Format Compact Flash Cards

Firstly I use only SanDisk or Lexar cards. SanDisk was the company that first introduced compact flash cards and is still an industry leader. Lexar has a reputation of being very high quality because of it’s professional line which has a lifetime warranty. I use both brands interchangeably, and both have been very reliable for me. I choose their faster cards which read and write faster and cost a bit more.

When choosing a card, buy the fastest one you can afford. Sandisk’s cards get faster with every ‘series’ they put out: Ultra II, Ultra III, Ultra IV. Lexar lists their speed as 80x, 133x, 300x, that is how fast they write compared to the original compact flash card specifications. Most cameras can’t use all of the speed the card can handle, but what if you upgrade your camera? Also cards that write faster usually can read faster, meaning that downloading your photos to your computer are faster as well.

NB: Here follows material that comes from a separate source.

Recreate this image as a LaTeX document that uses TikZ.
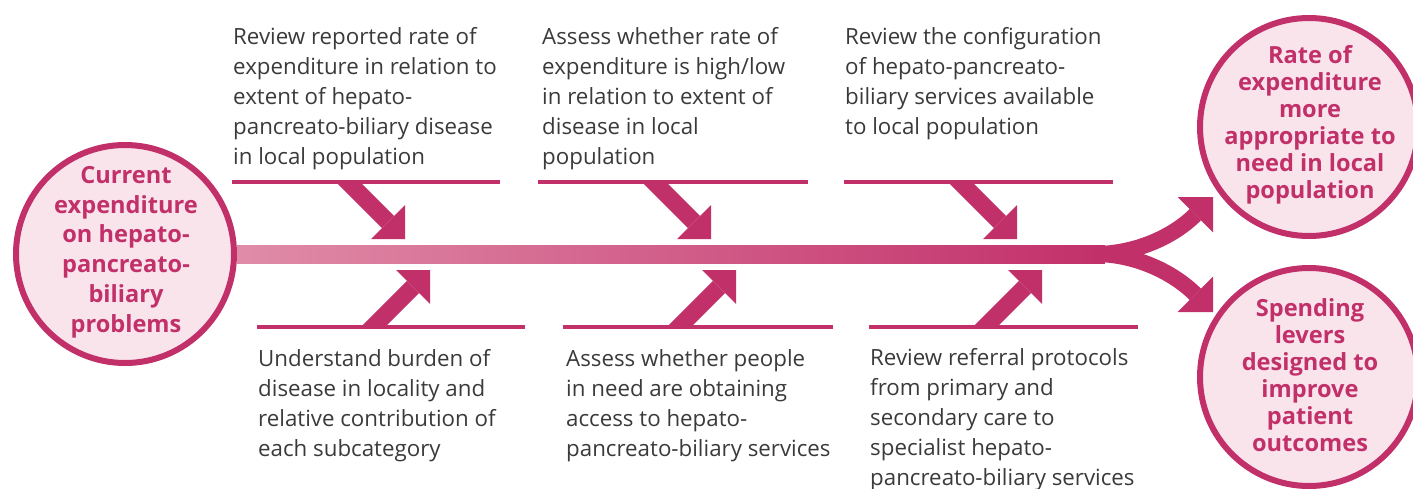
\documentclass[tikz,border=0pt]{standalone}
\usepackage{fontspec}
\setmainfont{Open Sans}
\usetikzlibrary{arrows.meta,calc}
\definecolor{mag}{HTML}{C2306A}
\definecolor{pinkfill}{HTML}{F9E4EC}
\definecolor{txt}{HTML}{3A3A3A}
\definecolor{barleft}{HTML}{E08CA8}
\begin{document}
\begin{tikzpicture}[x=1pt,y=-1pt,
  bubble/.style={circle, draw=mag, line width=6pt, fill=pinkfill, minimum size=218pt, inner sep=0pt},
  bubbletext/.style={font=\bfseries\fontsize{23.6}{29.8}\selectfont, text=mag, align=center, inner sep=0pt},
  bubbletextr/.style={bubbletext, font=\bfseries\fontsize{23.6}{26.9}\selectfont},
  desc/.style={font=\fontsize{22.3}{29.8}\selectfont, text=txt, align=left, anchor=base west, inner sep=0pt},
  rib/.style={draw=mag, line width=4pt},
  bone/.style={draw=mag, line width=17pt, -{Triangle[width=48pt,length=24pt,line width=0pt]}},
  branch/.style={draw=mag, line width=16pt, -{Triangle[width=50pt,length=25pt,line width=0pt]}}
]
\useasboundingbox (0,0) rectangle (1413,488);

% circles
\node[bubble] (src) at (125,254) {};
\node[bubbletext] (srctext) at (126,252) {Current\\expenditure\\on hepato-\\pancreato-\\biliary\\problems};
\node[bubble] (outa) at (1309,127) {};
\node[bubbletextr] (outatext) at (1310,125) {Rate of\\expenditure\\more\\appropriate to\\need in local\\population};
\node[bubble] (outb) at (1309,377) {};
\node[bubbletextr] (outbtext) at (1310,375) {Spending\\levers\\designed to\\improve\\patient\\outcomes};

% spine
\coordinate (fork) at (1105,254);
\shade[left color=barleft, right color=mag] ($(src.east)+(0,-9)$) rectangle ($(fork)+(0,9)$);
\coordinate (forkstart) at (1095,254);
\coordinate (tipa) at (1213,197);
\coordinate (tipb) at (1213,312);
\draw[branch] (forkstart) .. controls (1135,254) and (1173,237) .. (tipa);
\draw[branch] (forkstart) .. controls (1135,254) and (1173,272) .. (tipb);

% ribs
\draw[rib] (232,182) -- (500,182);
\draw[rib] (538,182) -- (808,182);
\draw[rib] (844,182) -- (1113,182);
\draw[rib] (257,327) -- (525,327);
\draw[rib] (563,327) -- (833,327);
\draw[rib] (869,327) -- (1138,327);

% bones
\coordinate (t1s) at (336,170); \coordinate (t1e) at (405,239);
\coordinate (t2s) at (642,170); \coordinate (t2e) at (711,239);
\coordinate (t3s) at (948,170); \coordinate (t3e) at (1017,239);
\coordinate (b1s) at (361,339); \coordinate (b1e) at (430,270);
\coordinate (b2s) at (667,339); \coordinate (b2e) at (736,270);
\coordinate (b3s) at (973,339); \coordinate (b3e) at (1042,270);
\begin{scope}
  \clip (0,182) rectangle (1413,250);
  \draw[bone] (t1s) -- (t1e);
  \draw[bone] (t2s) -- (t2e);
  \draw[bone] (t3s) -- (t3e);
\end{scope}
\begin{scope}
  \clip (0,258) rectangle (1413,327);
  \draw[bone] (b1s) -- (b1e);
  \draw[bone] (b2s) -- (b2e);
  \draw[bone] (b3s) -- (b3e);
\end{scope}

% texts (anchor = baseline of last line)
\node[desc] (d1) at (233,164) {Review reported rate of\\expenditure in relation to\\extent of hepato-\\pancreato-biliary disease\\in local population};
\node[desc] (d2) at (542,164) {Assess whether rate of\\expenditure is high/low\\in relation to extent of\\disease in local\\population};
\node[desc] (d3) at (845,134) {Review the configuration\\of hepato-pancreato-\\biliary services available\\to local population};
\node[desc] (d4) at (258,456) {Understand burden of\\disease in locality and\\relative contribution of\\each subcategory};
\node[desc] (d5) at (566,456) {Assess whether people\\in need are obtaining\\access to hepato-\\pancreato-biliary services};
\node[desc] (d6) at (870,485) {Review referral protocols\\from primary and\\secondary care to\\specialist hepato-\\pancreato-biliary services};
\end{tikzpicture}
\end{document}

Many people say that you should not delete photos from your card one at a time. I have never had any trouble, and I do it all the time. At baseball tournament I have to shoot the batter every time the ball is thrown, but he only swings every now and then, so I delete the others. This adds up to many many photos that I have deleted one at a time with ever having a problem with the card. So I would say not to worry about it.

The biggest thing you can do to keep your cards in good health is to always format your compact flash cards IN THE CAMERA, not in the computer, and to do it often. I format the card after each download of images to my computer. Formatting erases all the data on the card, and gives you a fresh start, so make sure all of your images are on your computer before you start. At some sporting events I will format my cards a dozen times a day, a bit of a pain, but worth the trouble if you don’t loose any images to card failures.

One last word of note: Be very careful to make sure you push the cards STRAIGHT into the slot. Although I have never had this problem, I have heard of many people that have bent the pins inside the camera.